- **Provided material**:
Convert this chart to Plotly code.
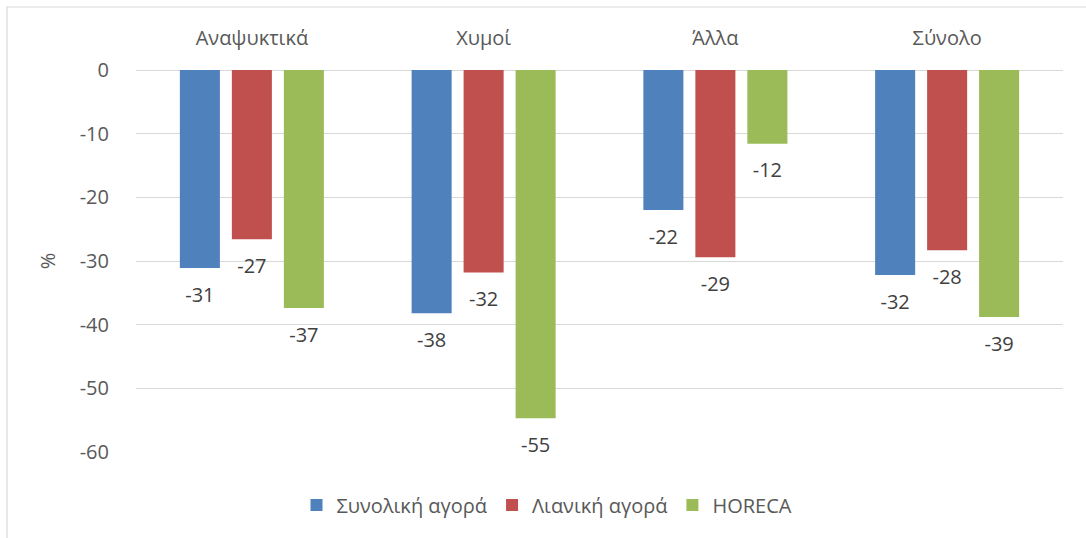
import plotly.graph_objects as go

categories = ["Αναψυκτικά", "Χυμοί", "Άλλα", "Σύνολο"]
series_names = ["Συνολική αγορά", "Λιανική αγορά", "HORECA"]
total_market = [-31.1, -38.2, -22.0, -32.2]
retail_market = [-26.6, -31.8, -29.4, -28.3]
horeca = [-37.4, -54.7, -11.6, -38.8]
y_ticks = [0, -10, -20, -30, -40, -50, -60]
y_tick_labels = ["0", "-10", "-20", "-30", "-40", "-50", "-60"]

colors = ["#4F81BD", "#C0504D", "#9BBB59"]
series_values = [total_market, retail_market, horeca]
FONT = "Open Sans, Noto Sans, sans-serif"
TXT = "#595959"
FS = 20

fig = go.Figure()
for i, (name, vals) in enumerate(zip(series_names, series_values)):
    fig.add_trace(go.Bar(
        x=categories, y=vals, name=name, marker_color=colors[i],
        offsetgroup=str(i), marker_line_width=0,
    ))
for i, vals in enumerate(series_values):
    fig.add_trace(go.Scatter(
        x=categories, y=vals, mode="markers+text",
        text=[f"{v:.0f}" for v in vals], textposition="bottom center",
        textfont=dict(size=FS, color="#404040", family=FONT),
        marker=dict(size=28, opacity=0), offsetgroup=str(i),
        showlegend=False, hoverinfo="skip", cliponaxis=False,
    ))

L, R, T, B = 136, 23, 70, 86
W, H = 1086, 538
pw, ph = W - L - R, H - T - B

def px_x(p):
    return (p - L) / pw

def px_y(p):
    return (H - B - p) / ph

fig.add_shape(type="rect", xref="paper", yref="paper",
              x0=px_x(7), x1=px_x(1120), y0=px_y(7), y1=px_y(580),
              line=dict(color="#d9d9d9", width=1.2), fillcolor="rgba(0,0,0,0)", layer="below")

fig.update_layout(
    width=W, height=H,
    margin=dict(l=L, r=R, t=T, b=B, autoexpand=False),
    paper_bgcolor="white", plot_bgcolor="white",
    barmode="group", scattermode="group",
    bargap=0.327, bargroupgap=0.23,
    font=dict(family=FONT, color=TXT, size=FS),
    legend=dict(orientation="h", x=px_x(547), xanchor="center", y=px_y(505), yanchor="middle",
                font=dict(size=FS, color=TXT), itemsizing="constant", tracegroupgap=0,
                itemwidth=30),
    showlegend=True,
)
fig.update_xaxes(side="top", showgrid=False, showline=False, zeroline=False, automargin=False,
                 ticks="outside", ticklen=16, tickcolor="rgba(0,0,0,0)",
                 tickfont=dict(size=FS, color=TXT))
fig.update_yaxes(range=[-60, 0], tickvals=y_ticks, ticktext=y_tick_labels, automargin=False,
                 showgrid=True, gridcolor="#d9d9d9",
                 gridwidth=1.3, zeroline=True, zerolinecolor="#d9d9d9", zerolinewidth=1.3,
                 ticks="outside", ticklen=22, tickcolor="rgba(0,0,0,0)",
                 tickfont=dict(size=FS, color=TXT),
                 title=dict(text="%", font=dict(size=FS, color=TXT), standoff=18))

fig.write_html("out.html", config={"displayModeBar": False},
               post_script="document.body.style.margin='0';document.body.style.overflow='hidden';")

- **Do this**:
Repeat the material exactly as it reads, without any of its pictures.

- **Exercise solution**:
Convert this chart to Plotly code.
import plotly.graph_objects as go

categories = ["Αναψυκτικά", "Χυμοί", "Άλλα", "Σύνολο"]
series_names = ["Συνολική αγορά", "Λιανική αγορά", "HORECA"]
total_market = [-31.1, -38.2, -22.0, -32.2]
retail_market = [-26.6, -31.8, -29.4, -28.3]
horeca = [-37.4, -54.7, -11.6, -38.8]
y_ticks = [0, -10, -20, -30, -40, -50, -60]
y_tick_labels = ["0", "-10", "-20", "-30", "-40", "-50", "-60"]

colors = ["#4F81BD", "#C0504D", "#9BBB59"]
series_values = [total_market, retail_market, horeca]
FONT = "Open Sans, Noto Sans, sans-serif"
TXT = "#595959"
FS = 20

fig = go.Figure()
for i, (name, vals) in enumerate(zip(series_names, series_values)):
    fig.add_trace(go.Bar(
        x=categories, y=vals, name=name, marker_color=colors[i],
        offsetgroup=str(i), marker_line_width=0,
    ))
for i, vals in enumerate(series_values):
    fig.add_trace(go.Scatter(
        x=categories, y=vals, mode="markers+text",
        text=[f"{v:.0f}" for v in vals], textposition="bottom center",
        textfont=dict(size=FS, color="#404040", family=FONT),
        marker=dict(size=28, opacity=0), offsetgroup=str(i),
        showlegend=False, hoverinfo="skip", cliponaxis=False,
    ))

L, R, T, B = 136, 23, 70, 86
W, H = 1086, 538
pw, ph = W - L - R, H - T - B

def px_x(p):
    return (p - L) / pw

def px_y(p):
    return (H - B - p) / ph

fig.add_shape(type="rect", xref="paper", yref="paper",
              x0=px_x(7), x1=px_x(1120), y0=px_y(7), y1=px_y(580),
              line=dict(color="#d9d9d9", width=1.2), fillcolor="rgba(0,0,0,0)", layer="below")

fig.update_layout(
    width=W, height=H,
    margin=dict(l=L, r=R, t=T, b=B, autoexpand=False),
    paper_bgcolor="white", plot_bgcolor="white",
    barmode="group", scattermode="group",
    bargap=0.327, bargroupgap=0.23,
    font=dict(family=FONT, color=TXT, size=FS),
    legend=dict(orientation="h", x=px_x(547), xanchor="center", y=px_y(505), yanchor="middle",
                font=dict(size=FS, color=TXT), itemsizing="constant", tracegroupgap=0,
                itemwidth=30),
    showlegend=True,
)
fig.update_xaxes(side="top", showgrid=False, showline=False, zeroline=False, automargin=False,
                 ticks="outside", ticklen=16, tickcolor="rgba(0,0,0,0)",
                 tickfont=dict(size=FS, color=TXT))
fig.update_yaxes(range=[-60, 0], tickvals=y_ticks, ticktext=y_tick_labels, automargin=False,
                 showgrid=True, gridcolor="#d9d9d9",
                 gridwidth=1.3, zeroline=True, zerolinecolor="#d9d9d9", zerolinewidth=1.3,
                 ticks="outside", ticklen=22, tickcolor="rgba(0,0,0,0)",
                 tickfont=dict(size=FS, color=TXT),
                 title=dict(text="%", font=dict(size=FS, color=TXT), standoff=18))

fig.write_html("out.html", config={"displayModeBar": False},
               post_script="document.body.style.margin='0';document.body.style.overflow='hidden';")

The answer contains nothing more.